For instance, vacancy rates in northern New Jersey range from 11.4 percent in the Short Hills/Route 24 submarket to 27.4 percent and 32.1 percent in the cases of Essex West and Parsippany, respectively, according to Newmark Grubb Knight Frank. Similarly, average Class A asking rents range from $23.26 per square foot in the Route 46 and Wayne area to as high as $43 along the Hudson waterfront.
In Parsippany, which was the epicenter of the suburban building boom some three decades ago, experts say the market is weighed down by the abundance of older stock. That means outdated parking ratios, older and less efficient utilities and design elements that have fallen out of favor with tenants seeking to appeal to young talent.
Here’s what else it means: Owners who are willing to invest in upgrades and new amenities will stand out from the crowd.
“Every landlord in the old days would say, ‘Bring a tenant to my building and then we’ll do the work,’ ” said Richard J. Madison, an executive managing director with Colliers International who is based in Parsippany. “But, right now, it’s more the proactive landlords that are seeing the success, and numerous buildings throughout New Jersey have gone this route.”
Morreale, who also spoke at the December ULI event, said the base of Fortune 500 companies and other anchors that helped build Morris County are still in the market today. And they’re still more than capable of fueling the market with major deals.
All it takes is for someone to create the right environment.
“I think that’s why the contrarian play here is to say the market is still strong,” Morreale said. “There’s people out there, there’s work out there … but we have a lot of old stock that we have to be aware of.”

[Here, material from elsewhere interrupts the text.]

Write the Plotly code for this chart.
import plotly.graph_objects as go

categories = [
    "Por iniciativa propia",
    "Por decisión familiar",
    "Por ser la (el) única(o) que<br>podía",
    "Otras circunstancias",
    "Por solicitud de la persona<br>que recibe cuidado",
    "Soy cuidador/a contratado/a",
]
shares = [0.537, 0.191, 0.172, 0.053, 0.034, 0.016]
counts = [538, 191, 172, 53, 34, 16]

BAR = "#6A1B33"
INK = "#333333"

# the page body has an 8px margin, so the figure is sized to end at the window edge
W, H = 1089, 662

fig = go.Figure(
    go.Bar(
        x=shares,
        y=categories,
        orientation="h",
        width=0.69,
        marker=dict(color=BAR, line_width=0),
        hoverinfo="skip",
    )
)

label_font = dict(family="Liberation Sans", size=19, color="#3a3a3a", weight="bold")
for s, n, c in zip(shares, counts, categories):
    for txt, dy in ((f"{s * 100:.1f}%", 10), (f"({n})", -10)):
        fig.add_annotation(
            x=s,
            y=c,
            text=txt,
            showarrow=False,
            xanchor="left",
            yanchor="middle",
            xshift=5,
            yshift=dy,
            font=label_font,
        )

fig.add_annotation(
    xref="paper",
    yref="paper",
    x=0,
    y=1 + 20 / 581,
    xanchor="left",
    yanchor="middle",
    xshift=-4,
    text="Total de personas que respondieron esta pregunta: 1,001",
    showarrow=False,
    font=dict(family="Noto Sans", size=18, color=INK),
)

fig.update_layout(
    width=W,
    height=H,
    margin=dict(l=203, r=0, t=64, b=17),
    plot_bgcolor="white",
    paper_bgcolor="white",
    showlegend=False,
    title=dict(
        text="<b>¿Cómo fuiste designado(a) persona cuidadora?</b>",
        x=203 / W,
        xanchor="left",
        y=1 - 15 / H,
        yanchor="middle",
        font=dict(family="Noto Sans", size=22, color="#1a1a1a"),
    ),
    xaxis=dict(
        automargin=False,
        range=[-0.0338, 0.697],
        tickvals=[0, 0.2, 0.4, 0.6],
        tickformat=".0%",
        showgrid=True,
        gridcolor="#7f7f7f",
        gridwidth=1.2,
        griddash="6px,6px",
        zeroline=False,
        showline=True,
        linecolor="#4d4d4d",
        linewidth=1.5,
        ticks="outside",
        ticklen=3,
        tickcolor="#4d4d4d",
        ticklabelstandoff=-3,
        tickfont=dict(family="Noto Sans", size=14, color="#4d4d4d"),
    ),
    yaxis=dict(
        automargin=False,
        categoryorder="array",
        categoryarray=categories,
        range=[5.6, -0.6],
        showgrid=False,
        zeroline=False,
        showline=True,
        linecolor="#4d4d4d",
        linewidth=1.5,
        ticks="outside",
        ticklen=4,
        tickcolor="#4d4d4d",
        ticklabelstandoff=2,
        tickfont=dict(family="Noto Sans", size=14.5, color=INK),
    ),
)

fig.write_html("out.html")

The case for the waterfront
The latest edition of the Urban Land Institute’s annual Emerging Trends in Real Estate report — on display at a recent event in Jersey City — cast a light on so-called 18-hour cities and other markets around the country.

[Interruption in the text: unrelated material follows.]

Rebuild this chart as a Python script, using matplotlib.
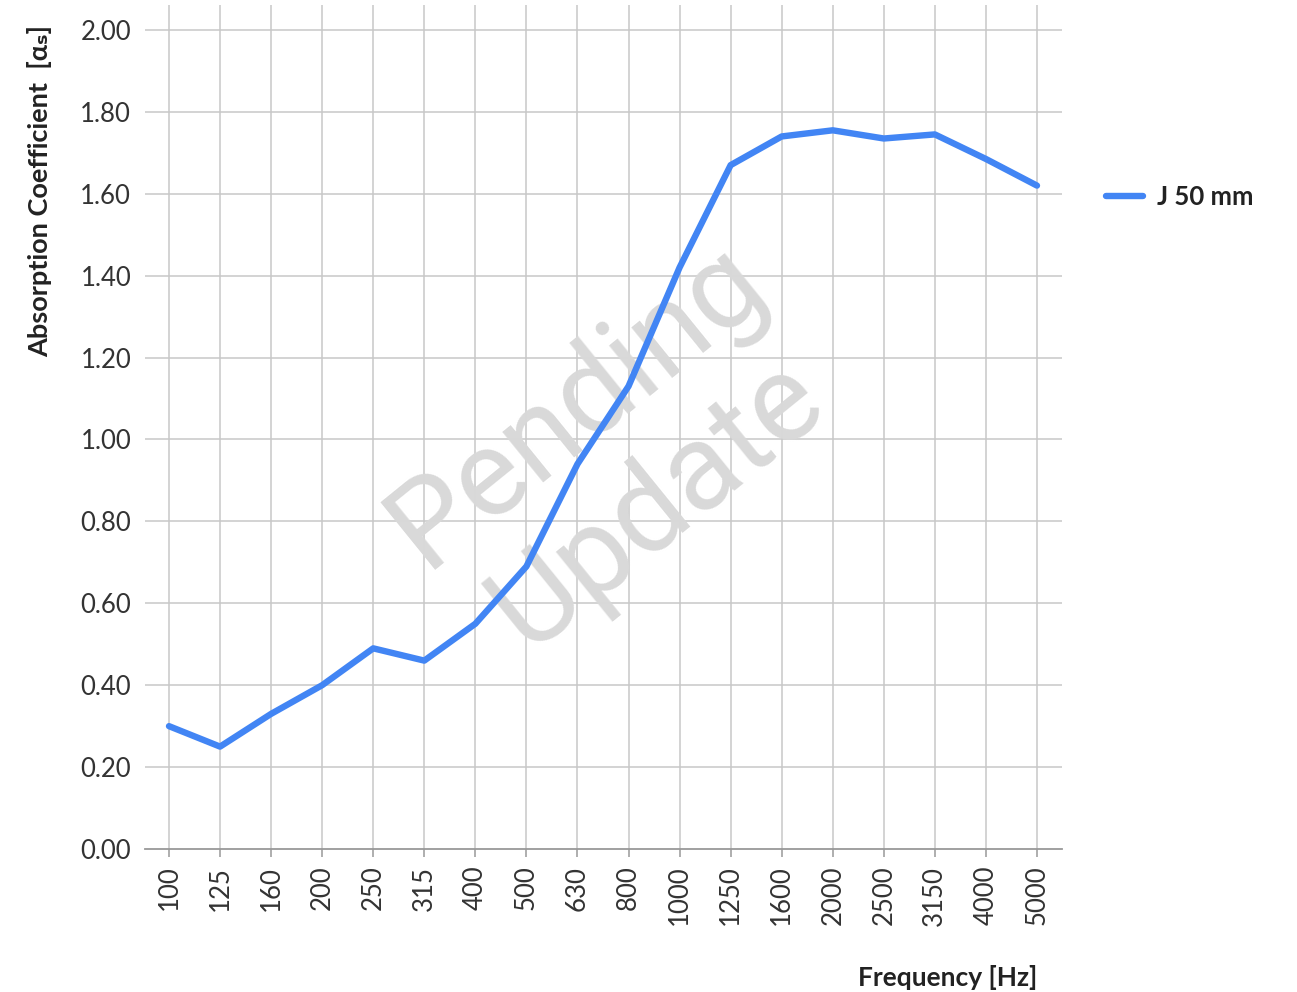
import matplotlib.pyplot as plt

# Frequency bands and absorption coefficients
freqs = ['100', '125', '160', '200', '250', '315', '400', '500', '630',
         '800', '1000', '1250', '1600', '2000', '2500', '3150', '4000', '5000']
alpha = [0.30, 0.25, 0.33, 0.40, 0.49, 0.46, 0.55, 0.69, 0.94,
         1.13, 1.42, 1.67, 1.74, 1.755, 1.735, 1.745, 1.685, 1.62]
yticks = [0.0, 0.2, 0.4, 0.6, 0.8, 1.0, 1.2, 1.4, 1.6, 1.8, 2.0]
series_name = 'J 50 mm'

plt.rcParams['font.family'] = ['Lato', 'DejaVu Sans']

fig = plt.figure(figsize=(12.97, 9.92), dpi=100)
ax = fig.add_axes([145 / 1297, 1 - 849 / 992, 917 / 1297, 844 / 992])

x = list(range(len(freqs)))
ax.plot(x, alpha, color='#4285F4', lw=4.6, solid_capstyle='round',
        solid_joinstyle='round', zorder=4, label=series_name)

ax.set_xlim(-0.47, len(freqs) - 1 + 0.49)
ax.set_ylim(0, 2.061)

# grid: vertical lines at categories, horizontal lines at y ticks
for xi in x:
    ax.axvline(xi, color='#c8c8c8', lw=1.1, zorder=1)
for yv in yticks[1:]:
    ax.axhline(yv, color='#c8c8c8', lw=1.1, zorder=1)

for s in ['top', 'right', 'left']:
    ax.spines[s].set_visible(False)
ax.spines['bottom'].set_color('#999999')
ax.spines['bottom'].set_linewidth(1.3)

ax.set_xticks(x)
ax.set_xticklabels(freqs, rotation=90, fontsize=18.5, color='#333333')
ax.set_yticks(yticks)
ax.set_yticklabels([f'{v:.2f}' for v in yticks], fontsize=18.5, color='#333333')
ax.tick_params(axis='x', length=6, width=1.1, color='#999999', pad=6)
ax.tick_params(axis='y', length=0, pad=10)

# watermark
ax.text(0.515, 0.468, 'Pending\nUpdate', transform=ax.transAxes,
        fontsize=88, family='Roboto', color='#d9d9d9', rotation=39,
        ha='center', va='center', multialignment='center',
        linespacing=1.1, zorder=2)

fig.text(1037 / 1297, 1 - 978 / 992, 'Frequency [Hz]', ha='right', va='center',
         fontsize=19, fontweight='bold', color='#222222')
fig.text(40 / 1297, 1 - 25 / 992, 'Absorption Coefficient  [α\u209b]', rotation=90,
         ha='center', va='top', fontsize=19.5, fontweight='bold', color='#222222')

leg = ax.legend(loc='center left', bbox_to_anchor=(1088 / 1297, 1 - 197 / 992),
                bbox_transform=fig.transFigure, frameon=False, handlelength=1.45,
                handletextpad=0.55, borderpad=0.2,
                prop={'size': 18.5, 'weight': 'bold'})
for t in leg.get_texts():
    t.set_color('#222222')

fig.savefig('out.png', dpi=100)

To some Garden State real estate experts, it’s time for Jersey City and the Hudson waterfront to be recognized as its own jurisdiction, separate from the “northern New Jersey” designation historically used by ULI researchers and others.

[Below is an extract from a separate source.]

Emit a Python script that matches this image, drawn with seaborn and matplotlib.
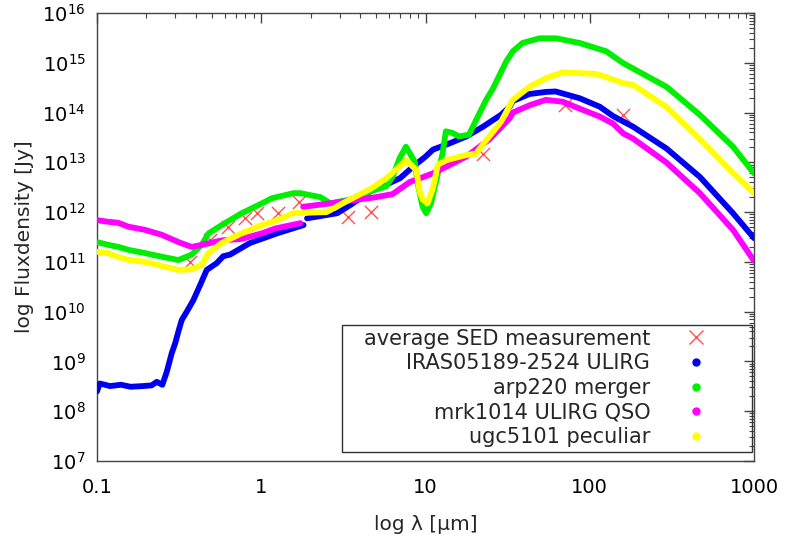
import numpy as np
import matplotlib
matplotlib.use("Agg")
import matplotlib.pyplot as plt
from matplotlib.lines import Line2D
from matplotlib.patches import Rectangle
from matplotlib.ticker import LogLocator, NullFormatter
import seaborn as sns

# wavelength [um] and flux density [Jy]
# nan marks a break between two data sets of the same template
avg_lam = [0.37, 0.49, 0.63, 0.80, 0.94, 1.27, 1.69, 3.36, 4.67, 22.4, 70.7, 160]
avg_flux = [1.0e11, 2.75e11, 5.1e11, 7.5e11, 9.5e11, 9.7e11, 1.6e12, 8.1e11, 1.0e12,
            1.5e13, 1.4e14, 9.0e13]

iras_lam = [0.100, 0.104, 0.12, 0.14, 0.16, 0.19, 0.215, 0.231, 0.25, 0.266, 0.285,
            0.299, 0.313, 0.328, 0.352, 0.386, 0.424, 0.466, 0.535, 0.587, 0.645,
            0.855, 1.25, 1.81, np.nan,
            1.9, 2.9, 3.5, 4.6, 6.0, 7.0, 8.4, 10.0, 11.1, 14.0, 17.7, 22.4, 28.8,
            32.5, 34.0, 43.0, 54.3, 62.0, 86.7, 115, 138.6, 183.5, 293, 468, 745, 1000]
iras_flux = [2.5e8, 3.6e8, 3.2e8, 3.4e8, 3.1e8, 3.2e8, 3.3e8, 3.9e8, 3.4e8, 6.2e8, 1.46e9,
             2.3e9, 4.0e9, 6.8e9, 1.0e10, 1.7e10, 3.4e10, 6.9e10, 9.4e10, 1.3e11, 1.4e11,
             2.4e11, 3.75e11, 5.5e11, np.nan,
             7.5e11, 9.5e11, 1.4e12, 2.6e12, 3.8e12, 4.8e12, 8.2e12, 1.3e13, 1.8e13,
             2.4e13, 3.3e13, 5.2e13, 9.0e13, 1.3e14, 1.7e14, 2.36e14, 2.6e14, 2.65e14,
             1.94e14, 1.31e14, 8.5e13, 5.2e13, 1.9e13, 5.1e12, 9.5e11, 3.0e11]

arp_lam = [0.100, 0.117, 0.135, 0.155, 0.196, 0.248, 0.313, 0.377, 0.434, 0.476, 0.575,
           0.76, 1.01, 1.16, 1.57, 1.73, 2.29, 2.63, 3.5, 4.6, 5.76, 6.3, 6.95, 7.6,
           8.6, 9.0, 9.6, 10.1, 10.8, 12.7, 13.3, 14.6, 16.0, 18.4, 20.3, 23.4, 25.7,
           31.0, 34.0, 39.0, 49.4, 62.5, 86.7, 126, 160, 293, 468, 745, 1000]
arp_flux = [2.5e11, 2.2e11, 2.0e11, 1.75e11, 1.5e11, 1.27e11, 1.09e11, 1.4e11, 2.2e11,
            3.7e11, 5.5e11, 9.5e11, 1.5e12, 1.9e12, 2.4e12, 2.4e12, 2.0e12, 1.5e12,
            1.8e12, 2.6e12, 3.3e12, 5.1e12, 1.2e13, 2.06e13, 1.03e13, 3.5e12, 1.28e12,
            9.5e11, 1.5e12, 1.5e13, 4.2e13, 3.9e13, 3.3e13, 3.6e13, 7.0e13, 1.8e14,
            3.0e14, 1.06e15, 1.7e15, 2.5e15, 3.1e15, 3.1e15, 2.5e15, 1.7e15, 9.8e14,
            3.3e14, 9.0e13, 2.06e13, 6.0e12]

mrk_lam = [0.100, 0.117, 0.135, 0.155, 0.196, 0.248, 0.313, 0.377, 0.434, 0.575, 0.76,
           1.01, 1.22, 1.73, np.nan,
           1.8, 2.63, 5.0, 6.3, 8.0, 11.1, 17.7, 24.5, 32.5, 34.0, 43.0, 54.0, 68.5,
           86.7, 115, 138.6, 160, 183.5, 293, 468, 745, 1000]
mrk_flux = [6.9e11, 6.4e11, 6.1e11, 5.1e11, 4.4e11, 3.5e11, 2.5e11, 2.0e11, 2.2e11,
            2.7e11, 2.9e11, 3.75e11, 4.7e11, 6.0e11, np.nan,
            1.28e12, 1.5e12, 2.0e12, 2.3e12, 4.0e12, 6.0e12, 1.3e13, 2.9e13, 7.6e13,
            1.0e14, 1.4e14, 1.8e14, 1.65e14, 1.2e14, 8.3e13, 6.0e13, 3.8e13, 3.0e13,
            9.9e12, 2.4e12, 4.4e11, 1.05e11]

ugc_lam = [0.100, 0.117, 0.135, 0.155, 0.196, 0.248, 0.313, 0.377, 0.434, 0.476, 0.575,
           0.76, 1.01, 1.22, 1.57, 2.5, 3.13, 4.6, 5.76, 7.6, 8.8, 9.2, 9.6, 10.3, 11.1,
           11.9, 13.3, 17.7, 20.3, 22.4, 28.8, 34.0, 43.0, 54.0, 68.5, 86.7, 107, 115,
           160, 183.5, 293, 468, 745, 1000]
ugc_flux = [1.6e11, 1.5e11, 1.25e11, 1.1e11, 1.0e11, 8.3e10, 6.9e10, 7.1e10, 8.7e10,
            1.5e11, 2.4e11, 3.75e11, 5.5e11, 6.7e11, 9.5e11, 1.0e12, 1.5e12, 2.9e12,
            4.7e12, 1.1e13, 7.0e12, 2.6e12, 1.8e12, 1.5e12, 3.0e12, 9.0e12, 1.1e13,
            1.4e13, 1.5e13, 2.3e13, 6.5e13, 1.8e14, 3.3e14, 4.9e14, 6.4e14, 6.2e14,
            6.0e14, 5.7e14, 3.9e14, 3.6e14, 1.3e14, 2.9e13, 6.1e12, 2.4e12]

labels = ["average SED measurement", "IRAS05189-2524 ULIRG", "arp220 merger",
          "mrk1014 ULIRG QSO", "ugc5101 peculiar"]
colors = ["#ff5050", "#0000f0", "#00ee00", "#ff00ff", "#ffff00"]


def split_nan(lam, flux):
    # cut a series into pieces wherever a nan break is stored
    lam = np.asarray(lam, dtype=float)
    flux = np.asarray(flux, dtype=float)
    pieces, start = [], 0
    for i in np.where(np.isnan(lam))[0].tolist() + [len(lam)]:
        pieces.append((lam[start:i], flux[start:i]))
        start = i + 1
    return pieces


sns.set_theme(style="white", font="DejaVu Sans")
plt.rcParams["font.family"] = ["DejaVu Sans"]

fig = plt.figure(figsize=(7.88, 5.48), dpi=100)
ax = fig.add_axes([97 / 788, 1 - 461 / 548, 657 / 788, 448 / 548])

sns.scatterplot(x=avg_lam, y=avg_flux, ax=ax, marker="x", s=90, color=colors[0],
                linewidth=1.0, zorder=2)

series = [(iras_lam, iras_flux), (arp_lam, arp_flux), (mrk_lam, mrk_flux), (ugc_lam, ugc_flux)]
for k, (lam, flux) in enumerate(series):
    for x, y in split_nan(lam, flux):
        sns.lineplot(x=x, y=y, ax=ax, color=colors[k + 1], lw=4.2, sort=False,
                     estimator=None, solid_capstyle="round", solid_joinstyle="round",
                     zorder=3 + k)

ax.set_xscale("log")
ax.set_yscale("log")
ax.set_xlim(0.1, 1000)
ax.set_ylim(1e7, 1e16)

ax.set_xticks([0.1, 1, 10, 100, 1000], labels=["0.1", "1", "10", "100", "1000"])
ax.xaxis.set_minor_locator(LogLocator(base=10, subs=np.arange(2, 10), numticks=100))
ax.xaxis.set_minor_formatter(NullFormatter())
ax.yaxis.set_major_locator(LogLocator(base=10, numticks=20))
ax.yaxis.set_minor_locator(LogLocator(base=10, subs=np.arange(2, 10), numticks=100))
ax.yaxis.set_minor_formatter(NullFormatter())

ax.tick_params(which="both", direction="in", top=True, right=True, colors="#444444",
               labelcolor="black", labelsize=14)
ax.tick_params(which="major", length=7.5, width=1)
ax.tick_params(which="minor", length=3.8, width=0.8)
ax.tick_params(axis="x", which="major", pad=12)
ax.tick_params(axis="y", which="major", pad=8)
for sp in ax.spines.values():
    sp.set_color("#444444")
    sp.set_linewidth(1)

ax.set_xlabel("log λ [µm]", fontsize=14.5, labelpad=13)
ax.set_ylabel("log Fluxdensity [Jy]", fontsize=14.5, labelpad=6)

# legend: text right-aligned, sample on the right, inside a plain box
handles = [Line2D([], [], ls="", marker="x", ms=10, mew=1.0, color=colors[0])]
handles += [Line2D([], [], ls="", marker="o", ms=5, color=c) for c in colors[1:]]
leg = ax.legend(handles=handles, labels=labels, loc="lower right",
                bbox_to_anchor=(0.950, 0.022), borderaxespad=0, borderpad=0.2,
                frameon=False, markerfirst=False, fontsize=15, handlelength=2.0,
                handletextpad=1.2, labelspacing=0.22)
leg.set_zorder(10)
ax.add_patch(Rectangle((0.373, 0.020), 0.624, 0.2836, transform=ax.transAxes,
                       fill=False, ec="#333333", lw=1, zorder=9))

fig.savefig("out.png", dpi=100)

For instance, Andrew Merin of Cushman & Wakefield noted that the waterfront submarket is more than 21 million square feet in size. He said that puts it in the top third of the 75 locales examined by the report. Not to mention that per-square-foot rents in the area are reaching “well into the 40s” and rising — a trend that would vault the submarket ahead of other midsized cities.
“What all investors look at is rent growth,” said Merin, a vice chairman with Cushman & Wakefield. “And you don’t see it in a lot of our suburban markets.”
But Mitch Roschelle of PwC, who chairs the Emerging Trends report, said that one barrier is the way the research is compiled. The report draws data from the U.S. Census Bureau, which doesn’t separate the Hudson waterfront in a way that would allow researchers to compare it with other submarkets.
The other roadblock is a simple matter of geography. That looms large, even if Jersey City has the same sort of demographics, vibe and trajectory as places such as Seattle and Portland.
“It’s of the size and scale of some of those other markets and it’s behaving and performing the same way,” said Roschelle, real estate advisory leader with PwC. “It just happens to be across the river from Manhattan.”